The parties ultimately settled the underlying case, with State Farm paying $3 million, thereby exhausting its automobile coverage for RJ&R. Crowley through its insurer paid $100,000, and Nationwide paid $400,000 on behalf of Davis Concrete.
Nationwide then brought the instant declaratory action against State Farm. It claimed that, even though State Farm eventually reimbursed Nationwide for defense costs on behalf of Davis Concrete, State Farm should also reimburse Nationwide its $400,000 indemnity payment.
State Farm took the position that it had exhausted the auto coverage for RJ&R, and the CGL policy contained a motor vehicle exclusion. Because all the underlying allegations related to automobile use, State Farm said no CGL coverage could apply.
The trial court agreed that State Farm had no duty to defend or indemnify as to Davis Concrete under the CGL policy. Nationwide, as Davis Concrete’s subrogee, then took this appeal.
CGL Coverage
In an opinion by Justice Terrence J. Lavin, the 1st District affirmed in part and reversed in part. Lavin initially observed that State Farm could have no duty to indemnify under the CGL policy in the absence of a duty to defend. So the question became whether the underlying allegations triggered a duty to defend under the CGL policy.
Lavin found they did. He focused particularly on the allegations that Davis Concrete was negligent in failing to take precautionary measures to ensure public safety. Even though this allegation was included in the same count as other allegations complaining about the movement of the dump truck, the public safety allegation, he said, was not encompassed by the plain language of the motor vehicle exclusion.
Rather, Lavin found the allegation to be “entirely independent of a motor vehicle” because it did not mention a dump truck and could be referring to bikers and pedestrians who encountered the construction area. Because the boy who was killed could have been injured by other “public safety failures” at the construction site, this allegation was “outside of the CGL policy’s automotive exclusion,” and State Farm had a duty to defend under the CGL policy.
Estoppel
In addition, Lavin found that State Farm was estopped to raise coverage defenses. It was estopped because, as just indicated, it had a duty to defend but instead declined to defend and failed to file a timely declaratory action. While State Farm did file a counterclaim in Nationwide’s declaratory action, it did not file the counterclaim until after the parties settled the underlying action. Its filing therefore was untimely as a matter of law.

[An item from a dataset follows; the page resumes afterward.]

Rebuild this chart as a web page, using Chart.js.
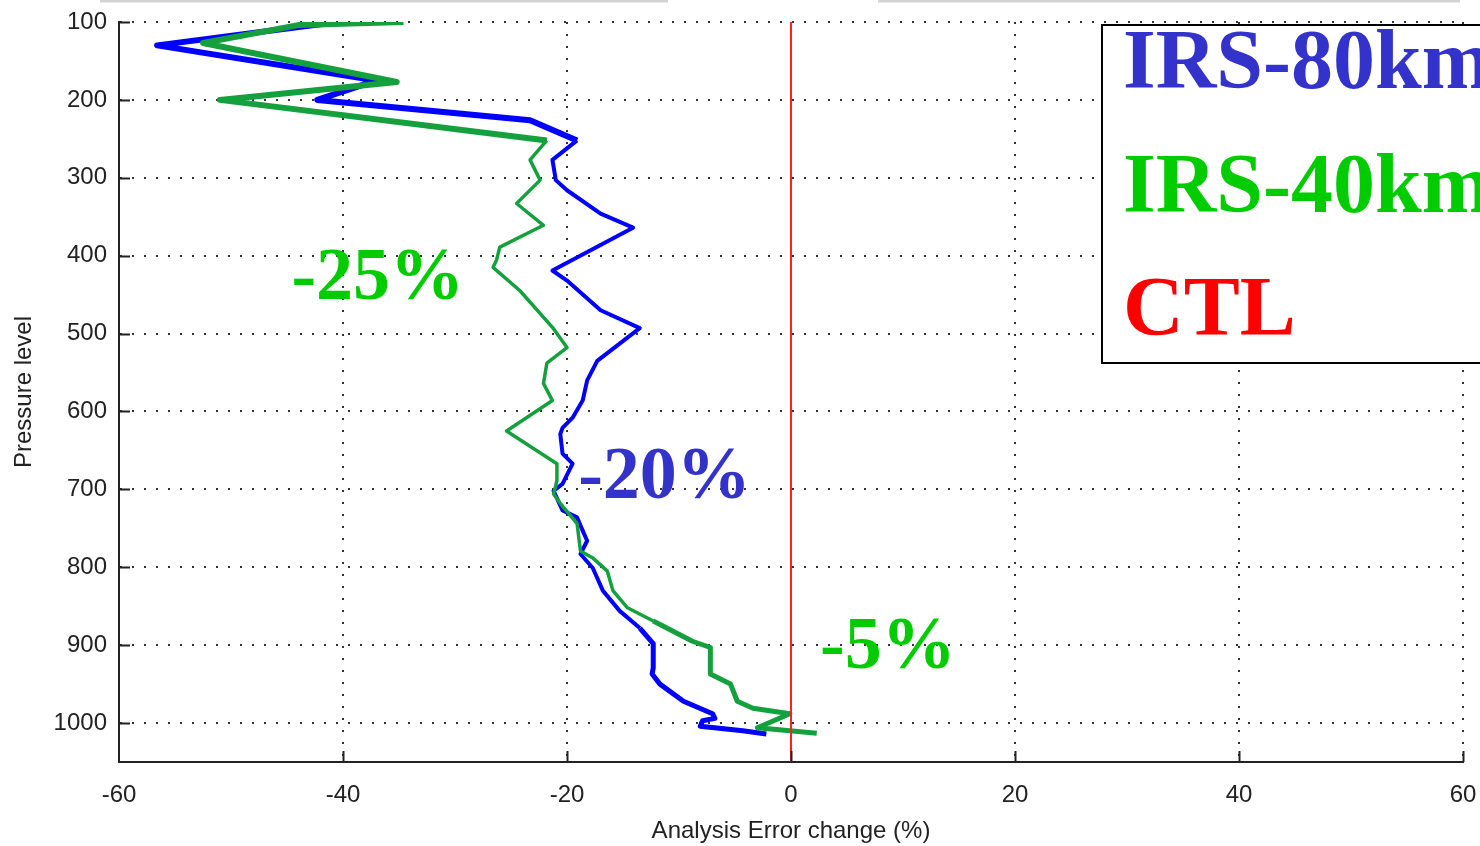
<!DOCTYPE html>
<html>
<head>
<meta charset="utf-8">
<title>Analysis error change profile</title>
<script src="https://cdn.jsdelivr.net/npm/chart.js@4.4.0/dist/chart.umd.min.js"></script>
<style>
  html, body { margin: 0; padding: 0; background: #fff; overflow: hidden; }
  #wrap { width: 1480px; height: 846px; }
</style>
</head>
<body>
<div id="wrap"><canvas id="profile" width="1480" height="846"></canvas></div>
<script>
// Pressure level (hPa) and analysis error change (%) for each run
const irs80Pressure = [100, 130, 175, 200, 226, 252, 277, 303, 316, 346, 364, 419, 432, 470, 493, 535, 560, 586, 608, 621,
  629, 654, 667, 693, 702, 727, 736, 753, 766, 783, 801, 830, 856, 878, 898, 929, 937, 950, 972, 988, 994, 997, 1004, 1010, 1014];
const irs80Change = [-40.5, -56.6, -37.0, -42.3, -23.3, -19.1, -21.3, -21.0, -20.0, -17.0, -14.1, -21.3, -20.0, -17.0, -13.5, -17.3, -18.2, -18.6, -19.5, -20.4,
  -20.6, -20.4, -19.5, -20.4, -21.2, -20.4, -19.1, -18.6, -18.2, -18.8, -17.7, -16.8, -15.3, -13.5, -12.3, -12.3, -12.4, -11.7, -9.6, -7.0, -6.8, -7.9, -8.1, -4.3, -2.2];

const irs40Pressure = [100, 104, 127, 177, 200, 252, 277, 303, 333, 361, 389, 406, 415, 445, 492, 518, 538, 564, 586, 625,
  667, 689, 706, 718, 744, 779, 788, 805, 830, 852, 869, 895, 903, 937, 950, 972, 981, 988, 1006, 1013];
const irs40Change = [-34.6, -44.0, -52.5, -35.2, -51.0, -21.8, -23.3, -22.4, -24.5, -22.1, -26.0, -26.3, -26.6, -24.2, -21.3, -20.0, -21.8, -22.1, -21.3, -25.4,
  -20.9, -20.9, -21.2, -20.6, -19.1, -18.8, -17.7, -16.4, -15.9, -14.6, -12.3, -8.8, -7.2, -7.2, -5.4, -4.8, -3.4, -0.1, -3.0, 2.3];

const ctlPressure = [100, 1050];
const ctlChange = [0, 0];

const changeTicks = [-60, -40, -20, 0, 20, 40, 60];
const pressureTicks = [100, 200, 300, 400, 500, 600, 700, 800, 900, 1000];

const noteTexts = ['-25%', '-20%', '-5%'];

const toPoints = (xs, ps) => xs.map((v, i) => ({ x: v, y: ps[i] }));

// thicker strokes near the top and bottom of the profile
const widthByLevel = (top, mid, low) => ctx => {
  const p = (ctx.p0.parsed.y + ctx.p1.parsed.y) / 2;
  if (p < 245) return top;
  if (p > 880) return low;
  return mid;
};

const overlay = {
  id: 'overlay',
  afterDatasetsDraw(chart) {
    const { ctx, chartArea: a, scales: { x, y } } = chart;
    ctx.save();

    // inward tick marks
    ctx.strokeStyle = '#222';
    ctx.lineWidth = 2;
    ctx.beginPath();
    pressureTicks.forEach(p => {
      const py = Math.round(y.getPixelForValue(p)) + 0.5;
      ctx.moveTo(a.left, py);
      ctx.lineTo(a.left + 11, py);
    });
    changeTicks.slice(1).forEach(v => {
      const px = Math.round(x.getPixelForValue(v)) + 0.5;
      ctx.moveTo(px, a.bottom);
      ctx.lineTo(px, a.bottom - 11);
    });
    ctx.stroke();

    // percentage notes
    const spots = [
      { x: -44.6, p: 455, color: '#00cc00' },
      { x: -19.0, p: 711, color: '#3333cc' },
      { x: 2.6, p: 929, color: '#00cc00' }
    ];
    ctx.font = 'bold 74px "Liberation Serif"';
    ctx.textAlign = 'left';
    ctx.textBaseline = 'alphabetic';
    noteTexts.forEach((t, i) => {
      ctx.fillStyle = spots[i].color;
      ctx.fillText(t, x.getPixelForValue(spots[i].x), y.getPixelForValue(spots[i].p));
    });

    // legend box
    ctx.fillStyle = '#fff';
    ctx.fillRect(1102, 25, 420, 338);
    ctx.strokeStyle = '#000';
    ctx.lineWidth = 2;
    ctx.strokeRect(1102, 25, 420, 338);
    ctx.font = 'bold 84px "Liberation Serif"';
    chart.data.datasets.forEach((ds, i) => {
      ctx.fillStyle = ds.legendColor;
      ctx.fillText(ds.label, 1123, 88 + i * 123.5);
    });

    // faint frame line along the top edge
    ctx.strokeStyle = '#d4d4d4';
    ctx.lineWidth = 3;
    ctx.beginPath();
    ctx.moveTo(100, 1); ctx.lineTo(668, 1);
    ctx.moveTo(878, 1); ctx.lineTo(1460, 1);
    ctx.stroke();

    ctx.restore();
  }
};

const axisFont = { family: '"Liberation Sans", Arial, sans-serif', size: 24 };

new Chart(document.getElementById('profile'), {
  type: 'scatter',
  data: {
    datasets: [
      {
        label: 'IRS-80km',
        legendColor: '#3333cc',
        data: toPoints(irs80Change, irs80Pressure),
        showLine: true,
        borderColor: '#0000ff',
        borderWidth: 4,
        pointRadius: 0,
        borderJoinStyle: 'round',
        order: 2,
        segment: { borderWidth: widthByLevel(6, 4, 5) }
      },
      {
        label: 'IRS-40km',
        legendColor: '#00cc00',
        data: toPoints(irs40Change, irs40Pressure),
        showLine: true,
        borderColor: '#14a03c',
        borderWidth: 3.5,
        pointRadius: 0,
        borderJoinStyle: 'round',
        order: 1,
        segment: { borderWidth: widthByLevel(6, 3.5, 5) }
      },
      {
        label: 'CTL',
        legendColor: '#ff0000',
        data: toPoints(ctlChange, ctlPressure),
        showLine: true,
        borderColor: '#ff2020',
        borderWidth: 2,
        pointRadius: 0,
        order: 0
      }
    ]
  },
  options: {
    responsive: false,
    animation: false,
    layout: { padding: { top: 22, right: 17, left: 0, bottom: 0 } },
    plugins: {
      legend: { display: false },
      tooltip: { enabled: false }
    },
    scales: {
      x: {
        type: 'linear',
        min: -60,
        max: 60,
        afterFit: s => { s.height = 84; s.paddingLeft = 0; s.paddingRight = 0; },
        afterBuildTicks: s => { s.ticks = changeTicks.map(v => ({ value: v })); },
        ticks: { color: '#222', font: axisFont, padding: 19, maxRotation: 0, callback: v => String(v) },
        grid: { color: '#333', lineWidth: 2, drawTicks: false },
        border: { display: true, color: '#222', width: 2, dash: [2, 10] },
        title: {
          display: true,
          text: 'Analysis Error change (%)',
          color: '#222',
          font: axisFont,
          padding: { top: 0, bottom: 0 }
        }
      },
      y: {
        type: 'linear',
        reverse: true,
        min: 100,
        max: 1050,
        afterFit: s => { s.width = 119; s.paddingTop = 0; s.paddingBottom = 0; },
        afterBuildTicks: s => { s.ticks = pressureTicks.map(v => ({ value: v })); },
        ticks: { color: '#222', font: axisFont, padding: 12, callback: v => String(v) },
        grid: { color: '#333', lineWidth: 2, drawTicks: false },
        border: { display: true, color: '#222', width: 2, dash: [2, 10] },
        title: {
          display: true,
          text: 'Pressure level',
          color: '#222',
          font: axisFont,
          padding: { top: 10, bottom: 0 }
        }
      }
    }
  },
  plugins: [overlay]
});
</script>
</body>
</html>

As a result, State Farm owed indemnity coverage to Nationwide, as Davis Concrete’s subrogee, in the amount of Nationwide’s $400,000 settlement payment.
The 1st District therefore reversed the trial court’s judgment to the extent of finding that State Farm had a duty to defend Davis Concrete and owed indemnity coverage.
Key Points
- According to this court, an allegation of a defendant’s failure to ensure “public safety,” if it does not expressly refer to an automobile, may be sufficient to avoid the operation of an auto exclusion in a CGL policy, even if the context involves an automobile accident.
- An insurer that declines to defend an insured in the face of a duty to defend, and also fails to timely file a declaratory action regarding coverage, may be estopped from raising policy defenses.